THE EXERCISE — Give every line again exactly as it appears, please, but not the pictures.
────────────────
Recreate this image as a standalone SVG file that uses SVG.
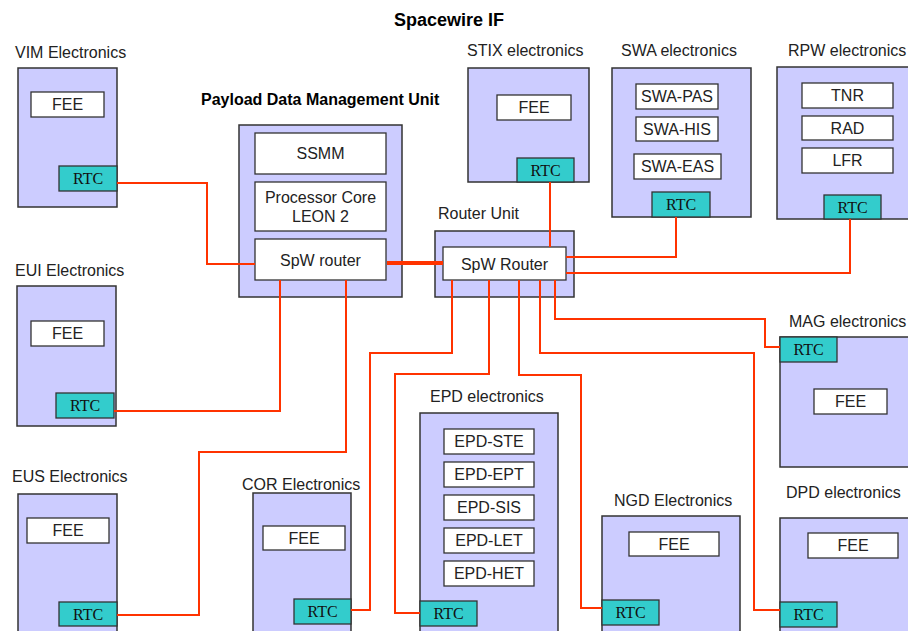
<svg xmlns="http://www.w3.org/2000/svg" width="908" height="631" viewBox="0 0 908 631">
<style>
.box{fill:#CCCCFF;stroke:#333;stroke-width:1.5}
.sub{fill:#fff;stroke:#333;stroke-width:1.3}
.rtc{fill:#33CCCC;stroke:#333;stroke-width:1.3}
.lbl{font-family:"Liberation Sans",Arial,sans-serif;font-size:16px;fill:#222}
.t{font-family:"Liberation Sans",Arial,sans-serif;font-size:16px;fill:#222;text-anchor:middle}
.r{font-family:"Liberation Serif","Times New Roman",serif;font-size:16px;fill:#111;text-anchor:middle}
.b{font-family:"Liberation Sans",Arial,sans-serif;font-weight:bold;fill:#000}
.w{fill:none;stroke:#FF3300;stroke-width:2}
.thick{fill:none;stroke:#FF3300;stroke-width:4}
</style>
<rect width="908" height="631" fill="#fff"/>
<text class="b" x="394" y="26" font-size="18">Spacewire IF</text>

<g id="pdmu">
<text class="b" x="201" y="105" font-size="16">Payload Data Management Unit</text>
<rect class="box" x="239" y="125" width="163" height="172"/>
<rect class="sub" x="255" y="133" width="131" height="41"/>
<text class="t" x="320.5" y="159">SSMM</text>
<rect class="sub" x="255" y="182" width="131" height="49"/>
<text class="t" x="320.5" y="203">Processor Core</text>
<text class="t" x="320.5" y="222">LEON 2</text>
<rect class="sub" x="255" y="239" width="131" height="41"/>
<text class="t" x="320.5" y="266">SpW router</text>
</g>

<g id="router">
<text class="lbl" x="438" y="219">Router Unit</text>
<rect class="box" x="435" y="231" width="139" height="66"/>
<rect class="sub" x="443" y="247" width="123" height="33"/>
<text class="t" x="504.5" y="270">SpW Router</text>
</g>

<g id="vim">
<text class="lbl" x="15" y="58">VIM Electronics</text>
<rect class="box" x="18" y="68" width="99" height="139"/>
<rect class="sub" x="31" y="92" width="73" height="25"/>
<text class="t" x="67.5" y="110">FEE</text>
<rect class="rtc" x="59" y="166" width="58" height="25"/>
<text class="r" x="88" y="184">RTC</text>
</g>

<g id="eui">
<text class="lbl" x="15" y="276">EUI Electronics</text>
<rect class="box" x="17" y="286" width="99" height="140"/>
<rect class="sub" x="31" y="321" width="73" height="25"/>
<text class="t" x="67.5" y="339">FEE</text>
<rect class="rtc" x="56" y="393" width="58" height="25"/>
<text class="r" x="85" y="411">RTC</text>
</g>

<g id="eus">
<text class="lbl" x="12" y="482">EUS Electronics</text>
<rect class="box" x="18" y="494" width="99" height="150"/>
<rect class="sub" x="27" y="518" width="82" height="25"/>
<text class="t" x="68" y="536">FEE</text>
<rect class="rtc" x="59" y="602" width="58" height="24"/>
<text class="r" x="88" y="620">RTC</text>
</g>

<g id="cor">
<text class="lbl" x="242" y="490">COR Electronics</text>
<rect class="box" x="253" y="493" width="98" height="150"/>
<rect class="sub" x="263" y="526" width="82" height="24"/>
<text class="t" x="304" y="544">FEE</text>
<rect class="rtc" x="294" y="599" width="57" height="25"/>
<text class="r" x="322.5" y="617">RTC</text>
</g>

<g id="epd">
<text class="lbl" x="430" y="402">EPD electronics</text>
<rect class="box" x="420" y="413" width="138" height="230"/>
<rect class="sub" x="444" y="429" width="90" height="25"/>
<text class="t" x="489" y="447">EPD-STE</text>
<rect class="sub" x="444" y="462" width="90" height="25"/>
<text class="t" x="489" y="480">EPD-EPT</text>
<rect class="sub" x="444" y="495" width="90" height="25"/>
<text class="t" x="489" y="513">EPD-SIS</text>
<rect class="sub" x="444" y="528" width="90" height="25"/>
<text class="t" x="489" y="546">EPD-LET</text>
<rect class="sub" x="444" y="561" width="90" height="25"/>
<text class="t" x="489" y="579">EPD-HET</text>
<rect class="rtc" x="420" y="601" width="57" height="25"/>
<text class="r" x="448.5" y="619">RTC</text>
</g>

<g id="ngd">
<text class="lbl" x="614" y="506">NGD Electronics</text>
<rect class="box" x="602" y="516" width="138" height="130"/>
<rect class="sub" x="629" y="532" width="90" height="24"/>
<text class="t" x="674" y="550">FEE</text>
<rect class="rtc" x="602" y="600" width="57" height="25"/>
<text class="r" x="630.5" y="618">RTC</text>
</g>

<g id="stix">
<text class="lbl" x="467" y="56">STIX electronics</text>
<rect class="box" x="468" y="68" width="121" height="114"/>
<rect class="sub" x="497" y="95" width="74" height="25"/>
<text class="t" x="534" y="113">FEE</text>
<rect class="rtc" x="517" y="158" width="57" height="24"/>
<text class="r" x="545.5" y="176">RTC</text>
</g>

<g id="swa">
<text class="lbl" x="621" y="56">SWA electronics</text>
<rect class="box" x="612" y="68" width="139" height="149"/>
<rect class="sub" x="636" y="84" width="82" height="25"/>
<text class="t" x="677" y="102">SWA-PAS</text>
<rect class="sub" x="636" y="117" width="82" height="24"/>
<text class="t" x="677" y="135">SWA-HIS</text>
<rect class="sub" x="634" y="154" width="87" height="25"/>
<text class="t" x="677.5" y="172">SWA-EAS</text>
<rect class="rtc" x="652" y="192" width="58" height="25"/>
<text class="r" x="681" y="210">RTC</text>
</g>

<g id="rpw">
<text class="lbl" x="788" y="56">RPW electronics</text>
<rect class="box" x="777" y="67" width="140" height="152"/>
<rect class="sub" x="802" y="83" width="91" height="25"/>
<text class="t" x="847.5" y="101">TNR</text>
<rect class="sub" x="802" y="116" width="91" height="24"/>
<text class="t" x="847.5" y="134">RAD</text>
<rect class="sub" x="802" y="148" width="91" height="25"/>
<text class="t" x="847.5" y="166">LFR</text>
<rect class="rtc" x="824" y="195" width="57" height="24"/>
<text class="r" x="852.5" y="213">RTC</text>
</g>

<g id="mag">
<text class="lbl" x="789" y="327">MAG electronics</text>
<rect class="box" x="780" y="337" width="140" height="130"/>
<rect class="rtc" x="780" y="337" width="57" height="25"/>
<text class="r" x="808.5" y="355">RTC</text>
<rect class="sub" x="814" y="389" width="73" height="25"/>
<text class="t" x="850.5" y="407">FEE</text>
</g>

<g id="dpd">
<text class="lbl" x="786" y="498">DPD electronics</text>
<rect class="box" x="780" y="518" width="140" height="130"/>
<rect class="sub" x="808" y="533" width="90" height="25"/>
<text class="t" x="853" y="551">FEE</text>
<rect class="rtc" x="780" y="602" width="57" height="25"/>
<text class="r" x="808.5" y="620">RTC</text>
</g>

<g id="connectors">
<path class="w" d="M117,183 H207 V264 H255"/>
<path class="w" d="M114,411 H280 V280"/>
<path class="w" d="M117,615 H199 V452 H346 V280"/>
<path class="thick" d="M387,263 H443"/>
<path class="w" d="M550,182 V247"/>
<path class="w" d="M676,217 V257 H566"/>
<path class="w" d="M850,219 V273 H566"/>
<path class="w" d="M351,610 H370 V353 H452 V280"/>
<path class="w" d="M420,613 H395 V374 H489 V280"/>
<path class="w" d="M602,608 H581 V375 H519 V280"/>
<path class="w" d="M780,610 H754 V353 H540 V280"/>
<path class="w" d="M780,347 H765 V319 H555 V280"/>
</g>
</svg>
────────────────
RESPONSE TO THIS EXERCISE —
Recreate this image as a standalone SVG file that uses SVG.
<svg xmlns="http://www.w3.org/2000/svg" width="908" height="631" viewBox="0 0 908 631">
<style>
.box{fill:#CCCCFF;stroke:#333;stroke-width:1.5}
.sub{fill:#fff;stroke:#333;stroke-width:1.3}
.rtc{fill:#33CCCC;stroke:#333;stroke-width:1.3}
.lbl{font-family:"Liberation Sans",Arial,sans-serif;font-size:16px;fill:#222}
.t{font-family:"Liberation Sans",Arial,sans-serif;font-size:16px;fill:#222;text-anchor:middle}
.r{font-family:"Liberation Serif","Times New Roman",serif;font-size:16px;fill:#111;text-anchor:middle}
.b{font-family:"Liberation Sans",Arial,sans-serif;font-weight:bold;fill:#000}
.w{fill:none;stroke:#FF3300;stroke-width:2}
.thick{fill:none;stroke:#FF3300;stroke-width:4}
</style>
<rect width="908" height="631" fill="#fff"/>
<text class="b" x="394" y="26" font-size="18">Spacewire IF</text>

<g id="pdmu">
<text class="b" x="201" y="105" font-size="16">Payload Data Management Unit</text>
<rect class="box" x="239" y="125" width="163" height="172"/>
<rect class="sub" x="255" y="133" width="131" height="41"/>
<text class="t" x="320.5" y="159">SSMM</text>
<rect class="sub" x="255" y="182" width="131" height="49"/>
<text class="t" x="320.5" y="203">Processor Core</text>
<text class="t" x="320.5" y="222">LEON 2</text>
<rect class="sub" x="255" y="239" width="131" height="41"/>
<text class="t" x="320.5" y="266">SpW router</text>
</g>

<g id="router">
<text class="lbl" x="438" y="219">Router Unit</text>
<rect class="box" x="435" y="231" width="139" height="66"/>
<rect class="sub" x="443" y="247" width="123" height="33"/>
<text class="t" x="504.5" y="270">SpW Router</text>
</g>

<g id="vim">
<text class="lbl" x="15" y="58">VIM Electronics</text>
<rect class="box" x="18" y="68" width="99" height="139"/>
<rect class="sub" x="31" y="92" width="73" height="25"/>
<text class="t" x="67.5" y="110">FEE</text>
<rect class="rtc" x="59" y="166" width="58" height="25"/>
<text class="r" x="88" y="184">RTC</text>
</g>

<g id="eui">
<text class="lbl" x="15" y="276">EUI Electronics</text>
<rect class="box" x="17" y="286" width="99" height="140"/>
<rect class="sub" x="31" y="321" width="73" height="25"/>
<text class="t" x="67.5" y="339">FEE</text>
<rect class="rtc" x="56" y="393" width="58" height="25"/>
<text class="r" x="85" y="411">RTC</text>
</g>

<g id="eus">
<text class="lbl" x="12" y="482">EUS Electronics</text>
<rect class="box" x="18" y="494" width="99" height="150"/>
<rect class="sub" x="27" y="518" width="82" height="25"/>
<text class="t" x="68" y="536">FEE</text>
<rect class="rtc" x="59" y="602" width="58" height="24"/>
<text class="r" x="88" y="620">RTC</text>
</g>

<g id="cor">
<text class="lbl" x="242" y="490">COR Electronics</text>
<rect class="box" x="253" y="493" width="98" height="150"/>
<rect class="sub" x="263" y="526" width="82" height="24"/>
<text class="t" x="304" y="544">FEE</text>
<rect class="rtc" x="294" y="599" width="57" height="25"/>
<text class="r" x="322.5" y="617">RTC</text>
</g>

<g id="epd">
<text class="lbl" x="430" y="402">EPD electronics</text>
<rect class="box" x="420" y="413" width="138" height="230"/>
<rect class="sub" x="444" y="429" width="90" height="25"/>
<text class="t" x="489" y="447">EPD-STE</text>
<rect class="sub" x="444" y="462" width="90" height="25"/>
<text class="t" x="489" y="480">EPD-EPT</text>
<rect class="sub" x="444" y="495" width="90" height="25"/>
<text class="t" x="489" y="513">EPD-SIS</text>
<rect class="sub" x="444" y="528" width="90" height="25"/>
<text class="t" x="489" y="546">EPD-LET</text>
<rect class="sub" x="444" y="561" width="90" height="25"/>
<text class="t" x="489" y="579">EPD-HET</text>
<rect class="rtc" x="420" y="601" width="57" height="25"/>
<text class="r" x="448.5" y="619">RTC</text>
</g>

<g id="ngd">
<text class="lbl" x="614" y="506">NGD Electronics</text>
<rect class="box" x="602" y="516" width="138" height="130"/>
<rect class="sub" x="629" y="532" width="90" height="24"/>
<text class="t" x="674" y="550">FEE</text>
<rect class="rtc" x="602" y="600" width="57" height="25"/>
<text class="r" x="630.5" y="618">RTC</text>
</g>

<g id="stix">
<text class="lbl" x="467" y="56">STIX electronics</text>
<rect class="box" x="468" y="68" width="121" height="114"/>
<rect class="sub" x="497" y="95" width="74" height="25"/>
<text class="t" x="534" y="113">FEE</text>
<rect class="rtc" x="517" y="158" width="57" height="24"/>
<text class="r" x="545.5" y="176">RTC</text>
</g>

<g id="swa">
<text class="lbl" x="621" y="56">SWA electronics</text>
<rect class="box" x="612" y="68" width="139" height="149"/>
<rect class="sub" x="636" y="84" width="82" height="25"/>
<text class="t" x="677" y="102">SWA-PAS</text>
<rect class="sub" x="636" y="117" width="82" height="24"/>
<text class="t" x="677" y="135">SWA-HIS</text>
<rect class="sub" x="634" y="154" width="87" height="25"/>
<text class="t" x="677.5" y="172">SWA-EAS</text>
<rect class="rtc" x="652" y="192" width="58" height="25"/>
<text class="r" x="681" y="210">RTC</text>
</g>

<g id="rpw">
<text class="lbl" x="788" y="56">RPW electronics</text>
<rect class="box" x="777" y="67" width="140" height="152"/>
<rect class="sub" x="802" y="83" width="91" height="25"/>
<text class="t" x="847.5" y="101">TNR</text>
<rect class="sub" x="802" y="116" width="91" height="24"/>
<text class="t" x="847.5" y="134">RAD</text>
<rect class="sub" x="802" y="148" width="91" height="25"/>
<text class="t" x="847.5" y="166">LFR</text>
<rect class="rtc" x="824" y="195" width="57" height="24"/>
<text class="r" x="852.5" y="213">RTC</text>
</g>

<g id="mag">
<text class="lbl" x="789" y="327">MAG electronics</text>
<rect class="box" x="780" y="337" width="140" height="130"/>
<rect class="rtc" x="780" y="337" width="57" height="25"/>
<text class="r" x="808.5" y="355">RTC</text>
<rect class="sub" x="814" y="389" width="73" height="25"/>
<text class="t" x="850.5" y="407">FEE</text>
</g>

<g id="dpd">
<text class="lbl" x="786" y="498">DPD electronics</text>
<rect class="box" x="780" y="518" width="140" height="130"/>
<rect class="sub" x="808" y="533" width="90" height="25"/>
<text class="t" x="853" y="551">FEE</text>
<rect class="rtc" x="780" y="602" width="57" height="25"/>
<text class="r" x="808.5" y="620">RTC</text>
</g>

<g id="connectors">
<path class="w" d="M117,183 H207 V264 H255"/>
<path class="w" d="M114,411 H280 V280"/>
<path class="w" d="M117,615 H199 V452 H346 V280"/>
<path class="thick" d="M387,263 H443"/>
<path class="w" d="M550,182 V247"/>
<path class="w" d="M676,217 V257 H566"/>
<path class="w" d="M850,219 V273 H566"/>
<path class="w" d="M351,610 H370 V353 H452 V280"/>
<path class="w" d="M420,613 H395 V374 H489 V280"/>
<path class="w" d="M602,608 H581 V375 H519 V280"/>
<path class="w" d="M780,610 H754 V353 H540 V280"/>
<path class="w" d="M780,347 H765 V319 H555 V280"/>
</g>
</svg>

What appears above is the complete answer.